Task statement:
Reproduce the material in full, unchanged.

Data listing:
⟨
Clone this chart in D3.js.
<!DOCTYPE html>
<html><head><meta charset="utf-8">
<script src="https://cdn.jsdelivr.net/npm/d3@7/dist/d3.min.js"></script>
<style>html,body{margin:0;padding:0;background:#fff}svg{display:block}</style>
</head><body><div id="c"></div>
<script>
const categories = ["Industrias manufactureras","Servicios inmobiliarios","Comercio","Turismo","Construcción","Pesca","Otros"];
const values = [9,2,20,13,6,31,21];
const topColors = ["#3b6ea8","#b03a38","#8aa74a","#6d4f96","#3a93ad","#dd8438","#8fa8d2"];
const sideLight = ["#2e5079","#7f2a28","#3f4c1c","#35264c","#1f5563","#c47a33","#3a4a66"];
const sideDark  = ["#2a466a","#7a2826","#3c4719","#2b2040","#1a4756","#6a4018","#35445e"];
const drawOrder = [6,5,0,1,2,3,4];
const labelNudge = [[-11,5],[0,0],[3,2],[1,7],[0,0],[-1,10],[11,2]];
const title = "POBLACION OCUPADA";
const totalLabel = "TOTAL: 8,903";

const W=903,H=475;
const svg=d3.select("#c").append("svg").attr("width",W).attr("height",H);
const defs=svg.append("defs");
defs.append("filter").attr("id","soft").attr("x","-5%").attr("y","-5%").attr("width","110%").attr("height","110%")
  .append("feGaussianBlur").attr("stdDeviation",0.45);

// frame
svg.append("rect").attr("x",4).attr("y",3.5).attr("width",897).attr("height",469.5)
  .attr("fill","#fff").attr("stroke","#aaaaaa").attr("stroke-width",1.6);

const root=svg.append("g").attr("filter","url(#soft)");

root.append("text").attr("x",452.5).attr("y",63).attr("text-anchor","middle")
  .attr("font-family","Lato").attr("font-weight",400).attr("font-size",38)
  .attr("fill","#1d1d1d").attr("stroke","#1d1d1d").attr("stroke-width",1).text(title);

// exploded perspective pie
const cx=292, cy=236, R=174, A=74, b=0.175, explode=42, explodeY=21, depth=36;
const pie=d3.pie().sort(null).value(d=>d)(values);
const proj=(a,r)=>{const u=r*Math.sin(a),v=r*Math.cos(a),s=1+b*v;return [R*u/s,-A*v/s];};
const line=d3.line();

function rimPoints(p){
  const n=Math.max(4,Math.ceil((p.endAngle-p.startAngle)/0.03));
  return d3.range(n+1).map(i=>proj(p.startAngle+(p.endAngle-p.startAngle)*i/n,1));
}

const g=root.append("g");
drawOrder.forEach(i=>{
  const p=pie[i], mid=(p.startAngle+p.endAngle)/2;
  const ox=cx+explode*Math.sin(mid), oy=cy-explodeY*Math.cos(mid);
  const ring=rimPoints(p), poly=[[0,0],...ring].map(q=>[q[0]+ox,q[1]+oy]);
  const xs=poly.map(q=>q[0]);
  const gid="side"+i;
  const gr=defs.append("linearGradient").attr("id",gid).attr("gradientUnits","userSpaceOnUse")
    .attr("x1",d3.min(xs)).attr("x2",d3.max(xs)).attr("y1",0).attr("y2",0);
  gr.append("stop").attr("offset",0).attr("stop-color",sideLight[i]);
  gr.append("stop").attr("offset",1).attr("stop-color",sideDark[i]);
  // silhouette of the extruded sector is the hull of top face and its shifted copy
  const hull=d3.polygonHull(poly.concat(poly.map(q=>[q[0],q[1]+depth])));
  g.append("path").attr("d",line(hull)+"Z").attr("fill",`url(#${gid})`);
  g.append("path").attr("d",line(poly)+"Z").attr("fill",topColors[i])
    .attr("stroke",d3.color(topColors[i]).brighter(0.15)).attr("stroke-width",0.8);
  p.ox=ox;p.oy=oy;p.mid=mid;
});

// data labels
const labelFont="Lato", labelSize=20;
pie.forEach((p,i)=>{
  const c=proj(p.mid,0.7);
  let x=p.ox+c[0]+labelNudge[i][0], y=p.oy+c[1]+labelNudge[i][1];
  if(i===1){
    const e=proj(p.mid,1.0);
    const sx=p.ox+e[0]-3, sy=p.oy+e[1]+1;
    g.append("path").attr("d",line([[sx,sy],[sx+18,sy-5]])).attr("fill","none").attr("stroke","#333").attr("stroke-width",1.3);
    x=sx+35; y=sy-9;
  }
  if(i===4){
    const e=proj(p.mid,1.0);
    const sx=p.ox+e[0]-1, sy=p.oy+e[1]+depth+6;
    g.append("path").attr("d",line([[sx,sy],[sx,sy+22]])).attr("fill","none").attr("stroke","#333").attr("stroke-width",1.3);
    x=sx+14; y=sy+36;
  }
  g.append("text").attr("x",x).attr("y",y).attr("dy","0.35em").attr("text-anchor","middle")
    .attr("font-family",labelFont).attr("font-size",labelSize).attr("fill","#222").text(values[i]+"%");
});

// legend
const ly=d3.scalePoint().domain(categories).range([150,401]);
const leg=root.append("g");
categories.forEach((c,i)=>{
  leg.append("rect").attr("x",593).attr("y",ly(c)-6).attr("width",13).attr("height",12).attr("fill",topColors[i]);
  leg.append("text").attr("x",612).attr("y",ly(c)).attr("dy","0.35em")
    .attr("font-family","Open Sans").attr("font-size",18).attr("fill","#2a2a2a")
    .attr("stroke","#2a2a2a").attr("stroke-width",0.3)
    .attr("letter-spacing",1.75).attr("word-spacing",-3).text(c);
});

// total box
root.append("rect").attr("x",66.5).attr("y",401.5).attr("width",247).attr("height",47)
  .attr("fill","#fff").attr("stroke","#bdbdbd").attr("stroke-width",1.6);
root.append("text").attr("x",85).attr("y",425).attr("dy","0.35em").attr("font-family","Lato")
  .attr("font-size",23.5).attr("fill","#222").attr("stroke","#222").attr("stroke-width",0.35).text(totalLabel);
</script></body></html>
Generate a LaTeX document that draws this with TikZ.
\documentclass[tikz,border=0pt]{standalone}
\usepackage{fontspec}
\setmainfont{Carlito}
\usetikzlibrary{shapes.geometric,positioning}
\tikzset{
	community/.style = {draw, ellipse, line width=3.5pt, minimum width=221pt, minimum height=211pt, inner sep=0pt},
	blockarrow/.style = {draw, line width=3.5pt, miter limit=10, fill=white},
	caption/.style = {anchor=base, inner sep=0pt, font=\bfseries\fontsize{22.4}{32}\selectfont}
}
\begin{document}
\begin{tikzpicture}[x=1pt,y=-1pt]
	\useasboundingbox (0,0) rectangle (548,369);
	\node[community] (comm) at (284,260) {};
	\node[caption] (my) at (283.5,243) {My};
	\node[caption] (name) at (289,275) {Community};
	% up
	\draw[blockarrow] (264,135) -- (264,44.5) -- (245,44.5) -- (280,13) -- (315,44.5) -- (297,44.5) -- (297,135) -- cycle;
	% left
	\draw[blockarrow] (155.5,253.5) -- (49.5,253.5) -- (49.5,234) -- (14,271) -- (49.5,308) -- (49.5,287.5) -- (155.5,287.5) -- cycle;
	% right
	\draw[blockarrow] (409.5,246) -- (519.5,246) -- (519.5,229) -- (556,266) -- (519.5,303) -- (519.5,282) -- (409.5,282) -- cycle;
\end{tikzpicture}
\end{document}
⟩
Full output:
Clone this chart in D3.js.
<!DOCTYPE html>
<html><head><meta charset="utf-8">
<script src="https://cdn.jsdelivr.net/npm/d3@7/dist/d3.min.js"></script>
<style>html,body{margin:0;padding:0;background:#fff}svg{display:block}</style>
</head><body><div id="c"></div>
<script>
const categories = ["Industrias manufactureras","Servicios inmobiliarios","Comercio","Turismo","Construcción","Pesca","Otros"];
const values = [9,2,20,13,6,31,21];
const topColors = ["#3b6ea8","#b03a38","#8aa74a","#6d4f96","#3a93ad","#dd8438","#8fa8d2"];
const sideLight = ["#2e5079","#7f2a28","#3f4c1c","#35264c","#1f5563","#c47a33","#3a4a66"];
const sideDark  = ["#2a466a","#7a2826","#3c4719","#2b2040","#1a4756","#6a4018","#35445e"];
const drawOrder = [6,5,0,1,2,3,4];
const labelNudge = [[-11,5],[0,0],[3,2],[1,7],[0,0],[-1,10],[11,2]];
const title = "POBLACION OCUPADA";
const totalLabel = "TOTAL: 8,903";

const W=903,H=475;
const svg=d3.select("#c").append("svg").attr("width",W).attr("height",H);
const defs=svg.append("defs");
defs.append("filter").attr("id","soft").attr("x","-5%").attr("y","-5%").attr("width","110%").attr("height","110%")
  .append("feGaussianBlur").attr("stdDeviation",0.45);

// frame
svg.append("rect").attr("x",4).attr("y",3.5).attr("width",897).attr("height",469.5)
  .attr("fill","#fff").attr("stroke","#aaaaaa").attr("stroke-width",1.6);

const root=svg.append("g").attr("filter","url(#soft)");

root.append("text").attr("x",452.5).attr("y",63).attr("text-anchor","middle")
  .attr("font-family","Lato").attr("font-weight",400).attr("font-size",38)
  .attr("fill","#1d1d1d").attr("stroke","#1d1d1d").attr("stroke-width",1).text(title);

// exploded perspective pie
const cx=292, cy=236, R=174, A=74, b=0.175, explode=42, explodeY=21, depth=36;
const pie=d3.pie().sort(null).value(d=>d)(values);
const proj=(a,r)=>{const u=r*Math.sin(a),v=r*Math.cos(a),s=1+b*v;return [R*u/s,-A*v/s];};
const line=d3.line();

function rimPoints(p){
  const n=Math.max(4,Math.ceil((p.endAngle-p.startAngle)/0.03));
  return d3.range(n+1).map(i=>proj(p.startAngle+(p.endAngle-p.startAngle)*i/n,1));
}

const g=root.append("g");
drawOrder.forEach(i=>{
  const p=pie[i], mid=(p.startAngle+p.endAngle)/2;
  const ox=cx+explode*Math.sin(mid), oy=cy-explodeY*Math.cos(mid);
  const ring=rimPoints(p), poly=[[0,0],...ring].map(q=>[q[0]+ox,q[1]+oy]);
  const xs=poly.map(q=>q[0]);
  const gid="side"+i;
  const gr=defs.append("linearGradient").attr("id",gid).attr("gradientUnits","userSpaceOnUse")
    .attr("x1",d3.min(xs)).attr("x2",d3.max(xs)).attr("y1",0).attr("y2",0);
  gr.append("stop").attr("offset",0).attr("stop-color",sideLight[i]);
  gr.append("stop").attr("offset",1).attr("stop-color",sideDark[i]);
  // silhouette of the extruded sector is the hull of top face and its shifted copy
  const hull=d3.polygonHull(poly.concat(poly.map(q=>[q[0],q[1]+depth])));
  g.append("path").attr("d",line(hull)+"Z").attr("fill",`url(#${gid})`);
  g.append("path").attr("d",line(poly)+"Z").attr("fill",topColors[i])
    .attr("stroke",d3.color(topColors[i]).brighter(0.15)).attr("stroke-width",0.8);
  p.ox=ox;p.oy=oy;p.mid=mid;
});

// data labels
const labelFont="Lato", labelSize=20;
pie.forEach((p,i)=>{
  const c=proj(p.mid,0.7);
  let x=p.ox+c[0]+labelNudge[i][0], y=p.oy+c[1]+labelNudge[i][1];
  if(i===1){
    const e=proj(p.mid,1.0);
    const sx=p.ox+e[0]-3, sy=p.oy+e[1]+1;
    g.append("path").attr("d",line([[sx,sy],[sx+18,sy-5]])).attr("fill","none").attr("stroke","#333").attr("stroke-width",1.3);
    x=sx+35; y=sy-9;
  }
  if(i===4){
    const e=proj(p.mid,1.0);
    const sx=p.ox+e[0]-1, sy=p.oy+e[1]+depth+6;
    g.append("path").attr("d",line([[sx,sy],[sx,sy+22]])).attr("fill","none").attr("stroke","#333").attr("stroke-width",1.3);
    x=sx+14; y=sy+36;
  }
  g.append("text").attr("x",x).attr("y",y).attr("dy","0.35em").attr("text-anchor","middle")
    .attr("font-family",labelFont).attr("font-size",labelSize).attr("fill","#222").text(values[i]+"%");
});

// legend
const ly=d3.scalePoint().domain(categories).range([150,401]);
const leg=root.append("g");
categories.forEach((c,i)=>{
  leg.append("rect").attr("x",593).attr("y",ly(c)-6).attr("width",13).attr("height",12).attr("fill",topColors[i]);
  leg.append("text").attr("x",612).attr("y",ly(c)).attr("dy","0.35em")
    .attr("font-family","Open Sans").attr("font-size",18).attr("fill","#2a2a2a")
    .attr("stroke","#2a2a2a").attr("stroke-width",0.3)
    .attr("letter-spacing",1.75).attr("word-spacing",-3).text(c);
});

// total box
root.append("rect").attr("x",66.5).attr("y",401.5).attr("width",247).attr("height",47)
  .attr("fill","#fff").attr("stroke","#bdbdbd").attr("stroke-width",1.6);
root.append("text").attr("x",85).attr("y",425).attr("dy","0.35em").attr("font-family","Lato")
  .attr("font-size",23.5).attr("fill","#222").attr("stroke","#222").attr("stroke-width",0.35).text(totalLabel);
</script></body></html>
Generate a LaTeX document that draws this with TikZ.
\documentclass[tikz,border=0pt]{standalone}
\usepackage{fontspec}
\setmainfont{Carlito}
\usetikzlibrary{shapes.geometric,positioning}
\tikzset{
	community/.style = {draw, ellipse, line width=3.5pt, minimum width=221pt, minimum height=211pt, inner sep=0pt},
	blockarrow/.style = {draw, line width=3.5pt, miter limit=10, fill=white},
	caption/.style = {anchor=base, inner sep=0pt, font=\bfseries\fontsize{22.4}{32}\selectfont}
}
\begin{document}
\begin{tikzpicture}[x=1pt,y=-1pt]
	\useasboundingbox (0,0) rectangle (548,369);
	\node[community] (comm) at (284,260) {};
	\node[caption] (my) at (283.5,243) {My};
	\node[caption] (name) at (289,275) {Community};
	% up
	\draw[blockarrow] (264,135) -- (264,44.5) -- (245,44.5) -- (280,13) -- (315,44.5) -- (297,44.5) -- (297,135) -- cycle;
	% left
	\draw[blockarrow] (155.5,253.5) -- (49.5,253.5) -- (49.5,234) -- (14,271) -- (49.5,308) -- (49.5,287.5) -- (155.5,287.5) -- cycle;
	% right
	\draw[blockarrow] (409.5,246) -- (519.5,246) -- (519.5,229) -- (556,266) -- (519.5,303) -- (519.5,282) -- (409.5,282) -- cycle;
\end{tikzpicture}
\end{document}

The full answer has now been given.